Pomimo tych sukcesów, NASA postanowiła odroczyć współpracę w ramach misji EscaPADE, co sprawiło, że New Glenn podczas swojego pierwszego lotu wyniesie inną technologię, czyli wspomnianą platformę Blue Ring.

Imponujące możliwości New Glenn

New Glenn to prawdziwy gigant w świecie rakiet. Ma wysokość około 98 metrów (320 stóp) i jest zdolna wynieść 45 ton na niską orbitę okołoziemską oraz 13 ton na orbitę geostacjonarną. Jednym z kluczowych elementów rakiety jest jej pierwszy stopień, który jest zaprojektowany do wielokrotnego użytku – aż do 25 misji. Ponowne użycie stopnia ma na celu obniżenie kosztów startów, co jest jednym z priorytetów Blue Origin, podobnie jak u innych firm działających w branży kosmicznej, takich jak SpaceX.
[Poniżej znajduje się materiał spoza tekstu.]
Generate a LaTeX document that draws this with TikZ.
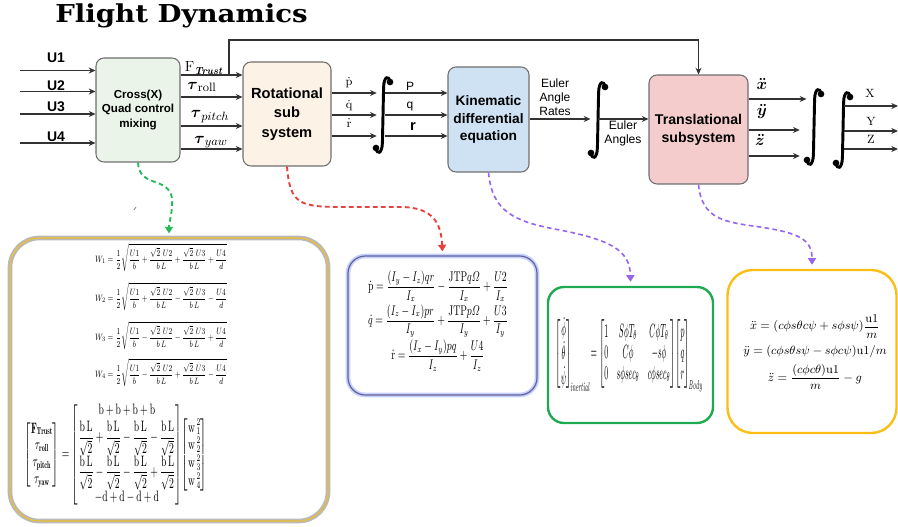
\documentclass[tikz,border=0pt]{standalone}
\usepackage{amsmath,amssymb}
\usepackage{graphicx}
\usepackage{fontspec}
\newfontfamily\arial{Liberation Sans}
\newfontfamily\titlefont{DejaVu Serif}
\usetikzlibrary{arrows.meta}
\definecolor{crossfill}{RGB}{234,244,232}
\definecolor{rotfill}{RGB}{253,242,230}
\definecolor{kinfill}{RGB}{207,226,243}
\definecolor{transfill}{RGB}{244,204,204}
\definecolor{boxline}{RGB}{110,110,110}
\definecolor{dgreen}{RGB}{40,185,90}
\definecolor{dred}{RGB}{232,65,60}
\definecolor{dpurple}{RGB}{150,100,240}
\definecolor{gold1}{RGB}{240,190,40}
\definecolor{gold2}{RGB}{250,190,20}
\definecolor{kgreen}{RGB}{30,170,80}
\definecolor{bluish}{RGB}{195,210,255}
\definecolor{purplegray}{RGB}{105,95,150}
\definecolor{lnk}{RGB}{50,50,50}
\newcommand\bLr{\dfrac{\mathrm{b\,L}}{\sqrt{2}}}
\newcommand\rtU[1]{\dfrac{\sqrt{2}\,\,U#1}{b\,L}}
\newcommand\Weq[4]{$W_{#1}=\dfrac{1}{2}\sqrtsign{\dfrac{U1}{b}#2\rtU{2}#3\rtU{3}#4\dfrac{U4}{d}}$}
\newcommand\eqMix{$\begin{bmatrix}\mathbf{F}_{\mathbf{Trust}}\\ \tau_{\mathbf{roll}}\\ \tau_{\mathbf{pitch}}\\ \tau_{\mathbf{yaw}}\end{bmatrix}
=\begin{bmatrix}\mathrm{b}+\mathrm{b}+\mathrm{b}+\mathrm{b}\\[1pt]
\bLr+\bLr-\bLr-\bLr\\[2pt]
\bLr-\bLr-\bLr+\bLr\\
-\mathrm{d}+\mathrm{d}-\mathrm{d}+\mathrm{d}\end{bmatrix}
\!\begin{bmatrix}\mathrm{w}\,{}^{2}_{1}\\ \mathrm{w}\,{}^{2}_{2}\\ \mathrm{w}\,{}^{2}_{3}\\ \mathrm{w}\,{}^{2}_{4}\end{bmatrix}$}
\newcommand\eqRot{$\begin{gathered}
\dot{\mathrm{p}}=\dfrac{(I_y-I_z)qr}{I_x}-\dfrac{\mathrm{JTP}q\varOmega}{I_x}+\dfrac{U2}{I_x}\\[-2pt]
\dot{q}=\dfrac{(I_z-I_x)pr}{I_y}+\dfrac{\mathrm{JTP}p\varOmega}{I_y}+\dfrac{U3}{I_y}\\[-2pt]
\dot{\mathrm{r}}=\dfrac{(I_x-I_y)pq}{I_z}+\dfrac{U4}{I_z}
\end{gathered}$}
\newcommand\eqKin{$\begin{bmatrix}\dot\phi\\ \dot\theta\\ \dot\psi\end{bmatrix}_{\!\mathit{inertial}}
\!=\begin{bmatrix}1 & S\phi T_\theta & C\phi T_\theta\\ 0 & C\phi & -s\phi\\ 0 & s\phi sec_\theta & c\phi sec_\theta\end{bmatrix}
\!\begin{bmatrix}p\\ q\\ r\end{bmatrix}_{\!\mathit{Body}}$}
\newcommand\eqTr{$\begin{gathered}
\ddot{x}=(c\phi s\theta c\psi+s\phi s\psi)\dfrac{\mathrm{u}1}{m}\\[1pt]
\ddot{y}=(c\phi s\theta s\psi-s\phi c\psi)\mathrm{u}1/m\\[1pt]
\ddot{z}=\dfrac{(c\phi c\theta)\mathrm{u}1}{m}-g
\end{gathered}$}
\tikzset{
  blk/.style={draw=boxline, line width=0.8pt, rounded corners=6pt, align=center,
     font=\arial\bfseries, inner sep=0pt},
  arr/.style={-{Stealth[length=5pt,width=4.5pt]}, draw=lnk, line width=0.8pt},
  ulab/.style={font=\arial\bfseries\fontsize{10.5}{12}\selectfont, inner sep=0pt},
  intg/.style={inner sep=0pt, minimum width=9pt, minimum height=56pt},
  integ/.pic={
    \draw[line width=2.2pt, line cap=round] (7,-33) .. controls (6,-40) and (1,-39) .. (0.6,-28)
       -- (-0.6,28) .. controls (-1,39) and (-6,40) .. (-7,33);
    \fill (7,-33) circle (2.5pt);
    \fill (-7,33) circle (2.5pt);
  },
  dsh/.style={dash pattern=on 3.5pt off 2.5pt, line width=1.4pt,
     -{Triangle[length=5pt,width=6pt]}},
  eqbox/.style={rounded corners=#1, inner sep=0pt},
  weq/.style={inner sep=0pt, font=\fontsize{8}{9}\selectfont},
}
\begin{document}
\begin{tikzpicture}[x=0.75pt,y=-0.75pt]
\useasboundingbox (0,0) rectangle (898,527);

% title
\node[font=\titlefont\bfseries\fontsize{18.5}{20}\selectfont, inner sep=0pt, anchor=base] (title) at (181.5,23) {\scalebox{1.12}[1]{Flight Dynamics}};

% main blocks
\node[blk, fill=crossfill, minimum width=63pt, minimum height=78pt,
  font=\arial\bfseries\fontsize{8.7}{11}\selectfont] (cross) at (138,110) {Cross(X)\\Quad control\\mixing};
\node[blk, fill=rotfill, minimum width=66pt, minimum height=78pt,
  font=\arial\bfseries\fontsize{11}{14.5}\selectfont] (rot) at (287,114) {Rotational\\sub\\system};
\node[blk, fill=kinfill, minimum width=60.75pt, minimum height=78.75pt,
  font=\arial\bfseries\fontsize{10.3}{13.2}\selectfont] (kin) at (488.5,119.5) {Kinematic\\differential\\equation};
\node[blk, fill=transfill, minimum width=74.25pt, minimum height=81.75pt,
  font=\arial\bfseries\fontsize{10.6}{13.5}\selectfont] (trans) at (698.5,129.5) {Translational\\subsystem};

% integrals
\node[intg] (int1) at (383,115) {};
\node[intg] (int2) at (598,120) {};
\node[intg] (int3) at (814,127) {};
\node[intg] (int4) at (843,130) {};
\foreach \i in {int1,int2,int3,int4}{\pic at (\i) {integ};}

% input arrows
\coordinate (u1) at (20,70.5);
\coordinate (u2) at (20,91.5);
\coordinate (u3) at (20,114);
\coordinate (u4) at (20,143);
\foreach \u in {u1,u2,u3,u4}{\draw[arr] (\u) -- (\u -| cross.west);}
\node[ulab] (lu1) at (56,58) {U1};
\node[ulab] (lu2) at (56,86) {U2};
\node[ulab] (lu3) at (56,107) {U3};
\node[ulab] (lu4) at (56,137) {U4};

% cross -> rotational
\coordinate (c1) at (0,75);
\coordinate (c2) at (0,97);
\coordinate (c3) at (0,126);
\coordinate (c4) at (0,149);
\foreach \c in {c1,c2,c3,c4}{\draw[arr] (cross.east |- \c) -- (rot.west |- \c);}
\node[inner sep=0pt] (lF) at (204,68) {\fontsize{11}{12}\selectfont$\mathrm{F}_{\textbf{\textit{Trust}}}$};
\node[inner sep=0pt] (lr) at (202,87) {\fontsize{13}{14}\selectfont$\boldsymbol{\tau}_{\mathrm{roll}}$};
\node[inner sep=0pt] (lp) at (210,117) {\fontsize{13}{14}\selectfont$\boldsymbol{\tau}_{pitch}$};
\node[inner sep=0pt] (ly) at (211,142) {\fontsize{13}{14}\selectfont$\boldsymbol{\tau}_{yaw}$};

% thrust feed to translational
\coordinate (fb) at (229,75);
\draw[arr] (fb) -- ++(0,-35) -| (trans.north);

% rotational -> integral -> kinematic
\coordinate (r1) at (0,93);
\coordinate (r2) at (0,115);
\coordinate (r3) at (0,136);
\foreach \r in {r1,r2,r3}{
  \draw[arr] (rot.east |- \r) -- (int1.west |- \r);
  \draw[arr] ([xshift=1.5pt]int1.center |- \r) -- (kin.west |- \r);}
\node[inner sep=0pt, font=\fontsize{9}{10}\selectfont] (ldp) at (349,83) {$\dot{\mathrm{p}}$};
\node[inner sep=0pt, font=\fontsize{9}{10}\selectfont] (ldq) at (349,106) {$\dot{\mathrm{q}}$};
\node[inner sep=0pt, font=\fontsize{9}{10}\selectfont] (ldr) at (349,123) {$\dot{\mathrm{r}}$};
\node[inner sep=0pt, font=\arial\fontsize{9}{10}\selectfont] (lP) at (410,86) {P};
\node[inner sep=0pt, font=\arial\fontsize{9}{10}\selectfont] (lq) at (410,107) {q};
\node[inner sep=0pt, font=\arial\bfseries\fontsize{11}{12}\selectfont] (lrr) at (413,127) {r};

% kinematic -> integral -> translational
\coordinate (k1) at (0,119);
\draw[arr] (kin.east |- k1) -- ([xshift=-1pt]int2.west |- k1);
\draw[arr] (int2.center |- k1) -- (trans.west |- k1);
\node[inner sep=0pt, align=center, font=\arial\fontsize{9}{10.5}\selectfont] (lrates) at (555,97) {Euler\\Angle\\Rates};
\node[inner sep=0pt, align=center, font=\arial\fontsize{9.1}{10.5}\selectfont] (langles) at (623,133) {Euler\\Angles};

% translational -> integrals -> outputs
\coordinate (t1) at (0,99);
\coordinate (t2) at (0,130);
\coordinate (t3) at (0,156);
\draw[arr] (trans.east |- t1) -- ([xshift=-1pt]int3.west |- t1);
\draw[arr] (trans.east |- t2) -- ([xshift=-6pt]int3.west |- t2);
\draw[arr] (trans.east |- t3) -- ([xshift=-6pt]int3.west |- t3);
\node[inner sep=0pt, font=\fontsize{12}{13}\selectfont] (lxdd) at (762,84) {$\boldsymbol{\ddot{x}}$};
\node[inner sep=0pt, font=\fontsize{12}{13}\selectfont] (lydd) at (762,112) {$\boldsymbol{\ddot{y}}$};
\node[inner sep=0pt, font=\fontsize{12}{13}\selectfont] (lzdd) at (760,140) {$\boldsymbol{\ddot{z}}$};
\coordinate (o1) at (898,106);
\coordinate (o2) at (898,131);
\coordinate (o3) at (898,149);
\foreach \o in {o1,o2,o3}{\draw[arr] ([xshift=1pt]int4.center |- \o) -- (\o);}
\node[inner sep=0pt, font=\fontsize{9}{10}\selectfont] (lX) at (870,93) {X};
\node[inner sep=0pt, font=\fontsize{9}{10}\selectfont] (lY) at (871,121) {Y};
\node[inner sep=0pt, font=\fontsize{9}{10}\selectfont] (lZ) at (871,139) {Z};

% equation boxes
\node[eqbox=22pt, minimum width=238.5pt, minimum height=212.25pt,
  preaction={draw=gray!55, line width=3.5pt}, draw=gold1, line width=0.8pt] (eqA) at (169,379.5) {};
\node[eqbox=13pt, minimum width=141.75pt, minimum height=104.25pt,
  preaction={draw=bluish, line width=3.5pt}, draw=purplegray, line width=0.9pt] (eqB) at (442.5,325.5) {};
\node[eqbox=12pt, minimum width=123.75pt, minimum height=102pt,
  draw=kgreen, line width=1.8pt] (eqC) at (630.5,355) {};
\node[eqbox=19pt, minimum width=126.75pt, minimum height=122.25pt,
  draw=gold2, line width=1.8pt] (eqD) at (812,351.5) {};

% box B, C, D contents
\node[inner sep=0pt, font=\fontsize{9}{10}\selectfont] (rotEq) at (438,321) {\resizebox*{105pt}{75pt}{\eqRot}};
\node[inner sep=0pt, font=\fontsize{9}{10}\selectfont] (kinEq) at (629,355) {\resizebox*{110pt}{56pt}{\eqKin}};
\node[inner sep=0pt, font=\fontsize{9}{10}\selectfont] (trEq) at (815,352) {\eqTr};

% box A contents
\node[inner sep=0pt, font=\fontsize{9}{10}\selectfont] (mix) at (116,455) {\resizebox*{137pt}{78pt}{\eqMix}};
\node[weq] (wa) at (161,258) {\resizebox*{99pt}{21pt}{\Weq{1}{+}{+}{+}}};
\node[weq] (wb) at (161,297) {\resizebox*{99pt}{21pt}{\Weq{2}{+}{-}{-}}};
\node[weq] (wc) at (161,336) {\resizebox*{99pt}{21pt}{\Weq{3}{-}{-}{+}}};
\node[weq] (wd) at (161,373) {\resizebox*{99pt}{21pt}{\Weq{4}{-}{+}{-}}};

% dashed connectors
\draw[dsh, draw=dgreen] (cross.south) .. controls (139,188) and (168,176) .. (172,198)
   .. controls (173,212) and (169,222) .. ([yshift=3pt]eqA.north);
\draw[dsh, draw=dred] (rot.south) .. controls (290,205) and (300,207) .. (345,207)
   -- (400,207) .. controls (435,207) and (441,225) .. ([yshift=3pt]eqB.north);
\draw[dsh, line width=1.2pt, draw=dpurple] (kin.south) .. controls (492,212) and (515,222) .. (560,230)
   .. controls (610,240) and (630,250) .. ([yshift=3pt]eqC.north);
\draw[dsh, line width=1.2pt, draw=dpurple] (trans.south) .. controls (702,220) and (725,222) .. (760,227)
   .. controls (800,233) and (812,240) .. ([yshift=3pt]eqD.north);

% small speck
\draw[gray, line width=0.6pt] (134,210) -- (136,207);
\end{tikzpicture}
\end{document}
Kolejnym krokiem w przygotowaniach do startu będzie tzw. test statycznego zapłonu, w którym wszystkie silniki rakiety zostaną uruchomione na kilka sekund, aby upewnić się, że cały pojazd działa prawidłowo. We wrześniu tego roku Blue Origin przeprowadziło podobny test, w którym zapłoniono silniki drugiego stopnia rakiety na 15 sekund. Celem tego testu była weryfikacja współpracy między systemami na drugim stopniu, dwoma silnikami BE-3U oraz systemami kontroli naziemnej.

Czekając na nową erę lotów kosmicznych

Blue Origin, jak dotąd, wykorzystywało mniejszą rakietę New Shepard do komercyjnych lotów suborbitalnych, w których płacący pasażerowie mogli doświadczyć krótkiego pobytu w przestrzeni kosmicznej. Jednak debiut New Glenn ma znacznie większe znaczenie. Rakieta ta dołączy do elitarnej grupy ciężkich pojazdów kosmicznych, które regularnie wynoszą ładunki i satelity na orbitę. Możliwość wielokrotnego użycia niektórych komponentów rakiety, a także jej imponujące możliwości transportowe, czynią ją jednym z najważniejszych projektów w branży kosmicznej w nadchodzących latach.

New Glenn, pomimo licznych opóźnień, zbliża się do swojego wielkiego debiutu na orbicie. Jeśli wszystko pójdzie zgodnie z planem, rakieta ta może stać się jednym z kluczowych narzędzi w eksploracji kosmosu, zarówno na niskiej orbicie okołoziemskiej, jak i poza nią.